Exactly the lines from the start of the data through the line containing "import pandas as pd" should be output, with both ends kept and nothing added.
-- BEGIN --
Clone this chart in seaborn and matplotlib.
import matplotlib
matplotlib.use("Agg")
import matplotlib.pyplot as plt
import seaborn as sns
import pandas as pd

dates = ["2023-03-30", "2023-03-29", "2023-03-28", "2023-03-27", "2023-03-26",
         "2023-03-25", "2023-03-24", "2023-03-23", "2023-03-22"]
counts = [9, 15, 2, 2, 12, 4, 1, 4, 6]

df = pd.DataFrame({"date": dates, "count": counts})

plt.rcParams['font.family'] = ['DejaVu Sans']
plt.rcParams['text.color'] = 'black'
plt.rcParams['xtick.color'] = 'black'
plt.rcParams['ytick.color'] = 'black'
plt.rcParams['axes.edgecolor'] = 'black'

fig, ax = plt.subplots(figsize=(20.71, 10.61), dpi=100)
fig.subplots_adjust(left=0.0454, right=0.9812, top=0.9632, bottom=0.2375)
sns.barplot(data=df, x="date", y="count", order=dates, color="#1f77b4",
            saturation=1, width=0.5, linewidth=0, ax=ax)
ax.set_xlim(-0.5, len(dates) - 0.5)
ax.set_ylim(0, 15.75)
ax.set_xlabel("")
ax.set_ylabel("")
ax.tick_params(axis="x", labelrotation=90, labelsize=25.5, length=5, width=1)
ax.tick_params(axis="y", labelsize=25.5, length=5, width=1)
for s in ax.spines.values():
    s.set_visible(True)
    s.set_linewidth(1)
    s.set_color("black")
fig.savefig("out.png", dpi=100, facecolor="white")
-- END --
* **THE RESPONSE**:
Clone this chart in seaborn and matplotlib.
import matplotlib
matplotlib.use("Agg")
import matplotlib.pyplot as plt
import seaborn as sns
import pandas as pd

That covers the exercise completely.